━━ AVAILABLE DATA

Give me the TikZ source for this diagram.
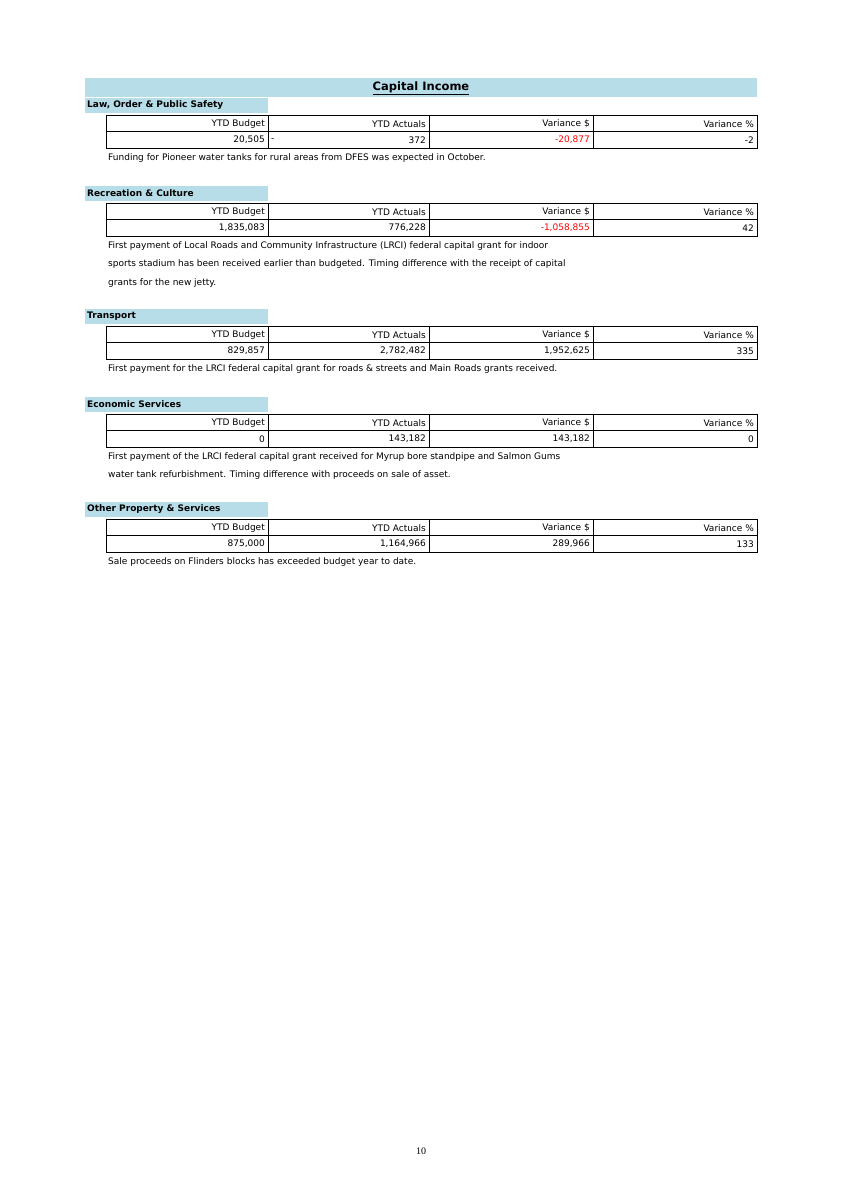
\documentclass[tikz,border=0pt]{standalone}
\usepackage{fontspec}
\setmainfont{DejaVu Sans}
\newfontfamily\serifpn{Liberation Serif}
\definecolor{band}{RGB}{183,221,232}
\definecolor{negred}{RGB}{255,0,0}
\begin{document}
\begin{tikzpicture}[x=1pt,y=-1pt,
  txt/.style={inner sep=0pt,font=\fontsize{9}{11}\selectfont},
  hdr/.style={inner sep=0pt,anchor=west,font=\fontsize{9}{11}\selectfont\bfseries},
  captxt/.style={inner sep=0pt,anchor=west,font=\fontsize{9}{11}\selectfont},
  cellr/.style={inner sep=0pt,anchor=east,font=\fontsize{9}{11}\selectfont}]
\useasboundingbox (0,0) rectangle (843,1193);
\fill[band] (85,78) rectangle (757,97);
\node[inner sep=0pt,font=\fontsize{11.5}{13}\selectfont\bfseries] (title) at (421,88) {\underline{Capital Income}};
\newcommand\sect[8]{%
  \fill[band] (85,#1-7) rectangle (268,#1+8);
  \node[hdr] (h#2) at (87,#1) {#3};
  \draw[line width=0.8pt] (106,#1+10) rectangle (757,#1+43);
  \draw[line width=0.8pt] (106,#1+26) -- (757,#1+26);
  \foreach \xx in {268,429,593}{\draw[line width=0.8pt] (\xx,#1+10) -- (\xx,#1+43);}
  \node[cellr] (a#2) at (265,#1+19) {YTD Budget};
  \node[cellr] (b#2) at (426,#1+19) {YTD Actuals};
  \node[cellr] (c#2) at (590,#1+19) {Variance \$};
  \node[cellr] (d#2) at (754,#1+19) {Variance \%};
  \node[cellr] (e#2) at (265,#1+35) {#4};
  \node[cellr] (f#2) at (426,#1+35) {#5};
  \node[cellr] (g#2) at (590,#1+35) {#6};
  \node[cellr] (k#2) at (754,#1+35) {#7};
  #8}
\sect{105}{1}{Law, Order \& Public Safety}{20,505}{372}{\textcolor{negred}{-20,877}}{-2}{%
  \node[txt,anchor=west] (m1) at (271,140) {-};
  \node[captxt] (c1a) at (108,158) {Funding for Pioneer water tanks for rural areas from DFES was expected in October.};}
\sect{193}{2}{Recreation \& Culture}{1,835,083}{776,228}{\textcolor{negred}{-1,058,855}}{42}{%
  \node[captxt] (c2a) at (108,246) {First payment of Local Roads and Community Infrastructure (LRCI) federal capital grant for indoor};
  \node[captxt] (c2b) at (108,264) {sports stadium has been received earlier than budgeted. Timing difference with the receipt of capital};
  \node[captxt] (c2c) at (108,283) {grants for the new jetty.};}
\sect{316}{3}{Transport}{829,857}{2,782,482}{1,952,625}{335}{%
  \node[captxt] (c3a) at (108,369) {First payment for the LRCI federal capital grant for roads \& streets and Main Roads grants received.};}
\sect{404}{4}{Economic Services}{0}{143,182}{143,182}{0}{%
  \node[captxt] (c4a) at (108,457) {First payment of the LRCI federal capital grant received for Myrup bore standpipe and Salmon Gums};
  \node[captxt] (c4b) at (108,475) {water tank refurbishment. Timing difference with proceeds on sale of asset.};}
\sect{509}{5}{Other Property \& Services}{875,000}{1,164,966}{289,966}{133}{%
  \node[captxt] (c5a) at (108,562) {Sale proceeds on Flinders blocks has exceeded budget year to date.};}
\node[inner sep=0pt,font=\serifpn\fontsize{10}{12}\selectfont] (pg) at (421,1151) {10};
\end{tikzpicture}
\end{document}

━━━━

Omitting all images, print the listing exactly.

THE OUTPUT:
Give me the TikZ source for this diagram.
\documentclass[tikz,border=0pt]{standalone}
\usepackage{fontspec}
\setmainfont{DejaVu Sans}
\newfontfamily\serifpn{Liberation Serif}
\definecolor{band}{RGB}{183,221,232}
\definecolor{negred}{RGB}{255,0,0}
\begin{document}
\begin{tikzpicture}[x=1pt,y=-1pt,
  txt/.style={inner sep=0pt,font=\fontsize{9}{11}\selectfont},
  hdr/.style={inner sep=0pt,anchor=west,font=\fontsize{9}{11}\selectfont\bfseries},
  captxt/.style={inner sep=0pt,anchor=west,font=\fontsize{9}{11}\selectfont},
  cellr/.style={inner sep=0pt,anchor=east,font=\fontsize{9}{11}\selectfont}]
\useasboundingbox (0,0) rectangle (843,1193);
\fill[band] (85,78) rectangle (757,97);
\node[inner sep=0pt,font=\fontsize{11.5}{13}\selectfont\bfseries] (title) at (421,88) {\underline{Capital Income}};
\newcommand\sect[8]{%
  \fill[band] (85,#1-7) rectangle (268,#1+8);
  \node[hdr] (h#2) at (87,#1) {#3};
  \draw[line width=0.8pt] (106,#1+10) rectangle (757,#1+43);
  \draw[line width=0.8pt] (106,#1+26) -- (757,#1+26);
  \foreach \xx in {268,429,593}{\draw[line width=0.8pt] (\xx,#1+10) -- (\xx,#1+43);}
  \node[cellr] (a#2) at (265,#1+19) {YTD Budget};
  \node[cellr] (b#2) at (426,#1+19) {YTD Actuals};
  \node[cellr] (c#2) at (590,#1+19) {Variance \$};
  \node[cellr] (d#2) at (754,#1+19) {Variance \%};
  \node[cellr] (e#2) at (265,#1+35) {#4};
  \node[cellr] (f#2) at (426,#1+35) {#5};
  \node[cellr] (g#2) at (590,#1+35) {#6};
  \node[cellr] (k#2) at (754,#1+35) {#7};
  #8}
\sect{105}{1}{Law, Order \& Public Safety}{20,505}{372}{\textcolor{negred}{-20,877}}{-2}{%
  \node[txt,anchor=west] (m1) at (271,140) {-};
  \node[captxt] (c1a) at (108,158) {Funding for Pioneer water tanks for rural areas from DFES was expected in October.};}
\sect{193}{2}{Recreation \& Culture}{1,835,083}{776,228}{\textcolor{negred}{-1,058,855}}{42}{%
  \node[captxt] (c2a) at (108,246) {First payment of Local Roads and Community Infrastructure (LRCI) federal capital grant for indoor};
  \node[captxt] (c2b) at (108,264) {sports stadium has been received earlier than budgeted. Timing difference with the receipt of capital};
  \node[captxt] (c2c) at (108,283) {grants for the new jetty.};}
\sect{316}{3}{Transport}{829,857}{2,782,482}{1,952,625}{335}{%
  \node[captxt] (c3a) at (108,369) {First payment for the LRCI federal capital grant for roads \& streets and Main Roads grants received.};}
\sect{404}{4}{Economic Services}{0}{143,182}{143,182}{0}{%
  \node[captxt] (c4a) at (108,457) {First payment of the LRCI federal capital grant received for Myrup bore standpipe and Salmon Gums};
  \node[captxt] (c4b) at (108,475) {water tank refurbishment. Timing difference with proceeds on sale of asset.};}
\sect{509}{5}{Other Property \& Services}{875,000}{1,164,966}{289,966}{133}{%
  \node[captxt] (c5a) at (108,562) {Sale proceeds on Flinders blocks has exceeded budget year to date.};}
\node[inner sep=0pt,font=\serifpn\fontsize{10}{12}\selectfont] (pg) at (421,1151) {10};
\end{tikzpicture}
\end{document}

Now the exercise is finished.